El desastre de París deja en una delicada situación a Luis Enrique, instalado sobre un volcán, cuya lava es imprevisible. Europa queda ahora como una utopía para el equipo del tridente -nadie ha remontado un 4-0 adverso en la Champions moderna-, muy lejos de los tiempos de gloria que le llevaron a conquistar Berlín. No hace tanto tiempo. Ni dos años han pasado.

El técnico, que dio su cara más crispada fuera del campo, tampoco supo encontrar respuestas futbolísticas para detener la hemorragia que le provocó el vertical, eléctrico y camaleónico equipo de Emery. Tras abandonar despojado de todo ropaje París, el Barça se ha quedado mudo, cancelando ayer, de forma inmediata, dos actos extradeportivos: uno de Piqué en Barcelona sobre nutrición y otro de Messi en Egipto.

Antes del entrenamiento hubo una reunión. Media hora de charla para decirse las cosas a la cara, justo después de que Luis Enrique se puso el primero en la fila de la autocrítica. «Podíamos haber hecho el pino y hubiera pasado lo mismo. Si hay un responsable, ese soy yo. No le busquéis más cositas», argumentó, anticipándose a la tormenta que se le venía encima. Más que una tormenta, es un tsunami.
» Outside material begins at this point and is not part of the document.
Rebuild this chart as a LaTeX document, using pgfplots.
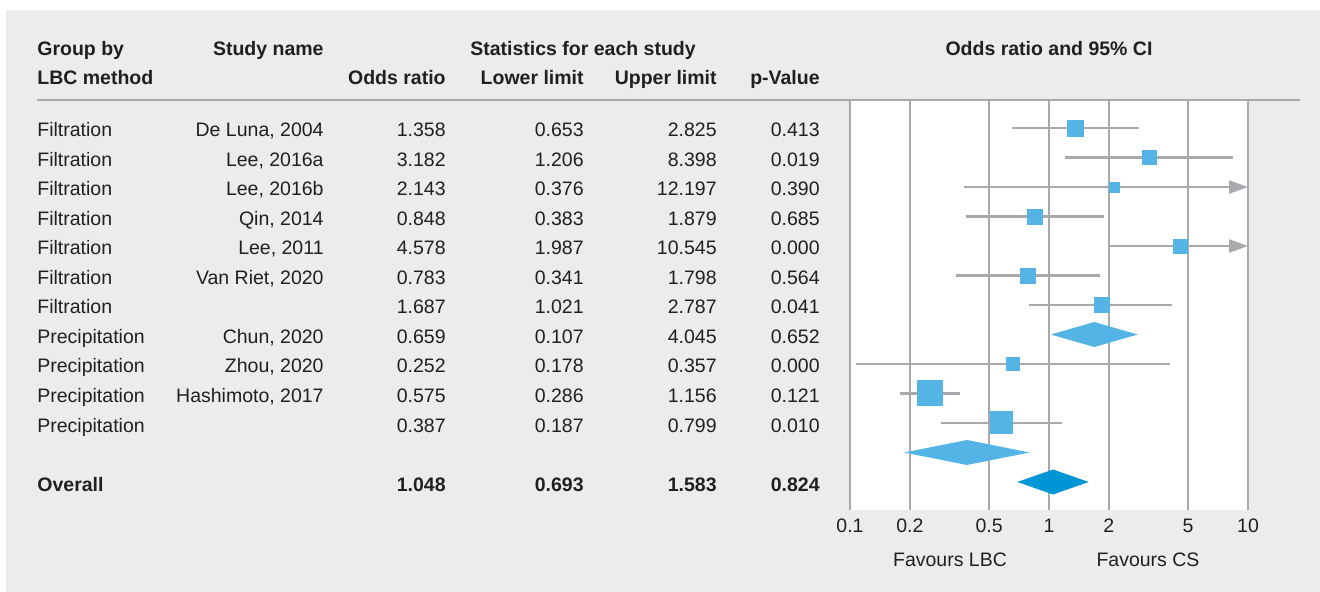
\documentclass[border=0pt]{standalone}
\usepackage{pgfplots}
\pgfplotsset{compat=1.18}
\usepackage{fontspec}
\setmainfont{Liberation Sans}
\usetikzlibrary{arrows.meta}
\definecolor{bg}{RGB}{235,236,235}
\definecolor{gridgray}{RGB}{168,169,172}
\definecolor{sq}{RGB}{85,180,230}
\definecolor{ov}{RGB}{0,150,214}
\definecolor{txt}{RGB}{35,31,32}
\newcommand{\fs}{\fontsize{9.75}{11}\selectfont}
\newcommand{\trow}[7]{%
  \node[anchor=base west] at (37,{137+29.5*(#1-1)}) {#2};
  \node[anchor=base east] at (324,{137+29.5*(#1-1)}) {#3};
  \node[anchor=base east] at (446,{137+29.5*(#1-1)}) {#4};
  \node[anchor=base east] at (584,{137+29.5*(#1-1)}) {#5};
  \node[anchor=base east] at (717,{137+29.5*(#1-1)}) {#6};
  \node[anchor=base east] at (820,{137+29.5*(#1-1)}) {#7};
}
\pgfplotsset{sqmark/.style={only marks, mark=square*, color=sq, mark size=#1, mark options={line width=0pt}}}
\begin{document}
\begin{tikzpicture}[x=0.5pt,y=-0.5pt,every node/.style={inner sep=0pt,font=\fs,text=txt}]
\fill[white] (0,0) rectangle (1320,592);
\fill[bg] (6,10) rectangle (1320,592);
\begin{axis}[
  at={(425pt,-255pt)}, anchor=south west,
  width=199pt, height=205pt, scale only axis,
  xmode=log, xmin=0.1, xmax=10,
  ymin=0.05, ymax=13.95, y dir=reverse,
  axis line style={draw=none},
  ytick=\empty,
  xtick={0.1,0.2,0.5,1,2,5,10},
  xticklabels={0.1,0.2,0.5,1,2,5,10},
  major tick length=0pt,
  xmajorgrids,
  major grid style={color=gridgray, line width=1pt},
  xticklabel style={anchor=base, yshift=-11pt, font=\fs, text=txt, inner sep=0pt},
  axis background/.style={fill=white},
  clip=false,
]
% confidence intervals
\addplot[gridgray, line width=1.1pt] coordinates {(0.653,1) (2.825,1)};
\addplot[gridgray, line width=1.1pt] coordinates {(1.206,2) (8.398,2)};
\addplot[gridgray, line width=1.1pt, -{Triangle[length=9.5pt,width=6.5pt]}] coordinates {(0.376,3) (10,3)};
\addplot[gridgray, line width=1.1pt] coordinates {(0.383,4) (1.879,4)};
\addplot[gridgray, line width=1.1pt, -{Triangle[length=9.5pt,width=6.5pt]}] coordinates {(1.987,5) (10,5)};
\addplot[gridgray, line width=1.1pt] coordinates {(0.341,6) (1.798,6)};
\addplot[gridgray, line width=1.1pt] coordinates {(0.79,7) (4.16,7)};
\addplot[gridgray, line width=1.1pt] coordinates {(0.107,9) (4.045,9)};
\addplot[gridgray, line width=1.1pt] coordinates {(0.178,10) (0.357,10)};
\addplot[gridgray, line width=1.1pt] coordinates {(0.286,11) (1.156,11)};
% study squares
\addplot[sqmark=4pt] coordinates {(1.358,1)};
\addplot[sqmark=3.5pt] coordinates {(3.182,2)};
\addplot[sqmark=2.5pt] coordinates {(2.143,3)};
\addplot[sqmark=3.75pt] coordinates {(0.848,4)};
\addplot[sqmark=3.5pt] coordinates {(4.578,5)};
\addplot[sqmark=3.75pt] coordinates {(0.783,6)};
\addplot[sqmark=3.75pt] coordinates {(1.84,7)};
\addplot[sqmark=3.25pt] coordinates {(0.659,9)};
\addplot[sqmark=6.25pt] coordinates {(0.252,10)};
\addplot[sqmark=5.5pt] coordinates {(0.575,11)};
% subtotal and overall diamonds
\addplot[fill=sq, draw=none] coordinates {(1.021,8) (1.687,7.576) (2.787,8) (1.687,8.424)} --cycle;
\addplot[fill=sq, draw=none] coordinates {(0.187,12) (0.387,11.576) (0.799,12) (0.387,12.424)} --cycle;
\addplot[fill=ov, draw=none] coordinates {(0.693,13) (1.048,12.576) (1.583,13) (1.048,13.424)} --cycle;
\end{axis}
\draw[gridgray, line width=1.25pt] (37,100) -- (1300,100);
% headers
\begin{scope}[every node/.append style={font=\fs\bfseries}]
\node[anchor=base west] at (37,56) {Group by};
\node[anchor=base west] at (37,85) {LBC method};
\node[anchor=base east] at (324,56) {Study name};
\node[anchor=base] at (583,56) {Statistics for each study};
\node[anchor=base east] at (446,85) {Odds ratio};
\node[anchor=base east] at (584,85) {Lower limit};
\node[anchor=base east] at (717,85) {Upper limit};
\node[anchor=base east] at (820,85) {p-Value};
\node[anchor=base] at (1049,56) {Odds ratio and 95\% CI};
\end{scope}
\trow{1}{Filtration}{De Luna, 2004}{1.358}{0.653}{2.825}{0.413}
\trow{2}{Filtration}{Lee, 2016a}{3.182}{1.206}{8.398}{0.019}
\trow{3}{Filtration}{Lee, 2016b}{2.143}{0.376}{12.197}{0.390}
\trow{4}{Filtration}{Qin, 2014}{0.848}{0.383}{1.879}{0.685}
\trow{5}{Filtration}{Lee, 2011}{4.578}{1.987}{10.545}{0.000}
\trow{6}{Filtration}{Van Riet, 2020}{0.783}{0.341}{1.798}{0.564}
\trow{7}{Filtration}{}{1.687}{1.021}{2.787}{0.041}
\trow{8}{Precipitation}{Chun, 2020}{0.659}{0.107}{4.045}{0.652}
\trow{9}{Precipitation}{Zhou, 2020}{0.252}{0.178}{0.357}{0.000}
\trow{10}{Precipitation}{Hashimoto, 2017}{0.575}{0.286}{1.156}{0.121}
\trow{11}{Precipitation}{}{0.387}{0.187}{0.799}{0.010}
\begin{scope}[every node/.append style={font=\fs\bfseries}]
\trow{13}{Overall}{}{1.048}{0.693}{1.583}{0.824}
\end{scope}
\node[anchor=base] at (950,566) {Favours LBC};
\node[anchor=base] at (1148,566) {Favours CS};
\end{tikzpicture}
\end{document}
Diferente al que vivió en enero del 2015 en Anoeta cuando Luis Enrique sentó a las estrellas en el banquillo y perdió ante la Real, pero mucho más profundo: hace 10 años que el Barça no es eliminado en unos octavos de final de la Champions. Ocurrió con el Barça de Rijkaard frente al Liverpool de Benítez, en el primer signo de descomposición que derivó en la autocomplacencia.